One of Silber’s current patients, who asks to remain anonymous, is in that over-40 group. She and her husband already have children from previous marriages, but for this couple, who found love again, making a baby together is important. The husband had a vasectomy that Silber reversed, and she takes pills and injections that will hopefully produce viable eggs.
She records how she feels every day as the hormones course through her system. It’s a sort of preconception baby book. “Two days after I stopped (one of the treatments) I started to blow up like a big balloon… I was driving in my car… I could feel all this emotion. I wanted to start crying in the middle of the car. I could feel the hot flashes really bad,” she says, looking at her husband with a smile. “I was a mess that night.”
It has been interesting for her husband as well. He has suffered the repercussions of her hormonal ups and downs.

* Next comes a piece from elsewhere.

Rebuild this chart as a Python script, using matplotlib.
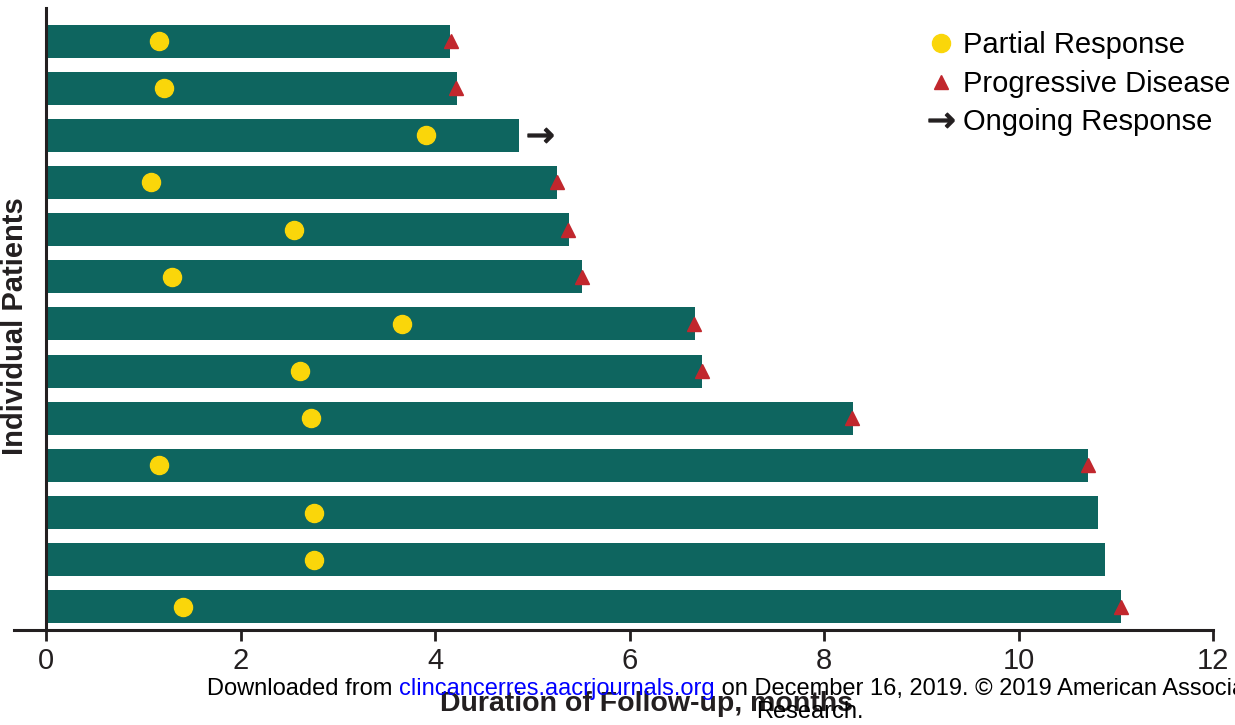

But, as many find when they visit Silber, a sense of humor will always save the day.
“You could kill your husband, because we already have his sperm frozen,” Silber jokes during their visit.
When the laughter all around subsides, Silber makes a serious point. “Once you’ve been through all this, this is the most romantic way possible to get pregnant,” Silber says. “You really do go through an awful lot together.”
For the Smiths, they say there is no regret for the money spent, the trips to the hospital for blood tests and ultrasounds every other day, the hormonal ups and downs, the soreness from the surgery, and the rest. The product of the effort is well worth it, Heidi says.
“It’s heaven. She’s just like heaven. She’s so inquisitive and so brilliant. It’s amazing to think this little person was conceived the way she was conceived, and she wouldn’t be here if it weren’t for Doctor Silber. It’s a miracle when you think of what he does. He’s making so many miracles happen for so many people who couldn’t get pregnant on their own,” Heidi says. “I can’t say enough about him. He is just a true gift to this world.”
And for the record, Heidi is pregnant again.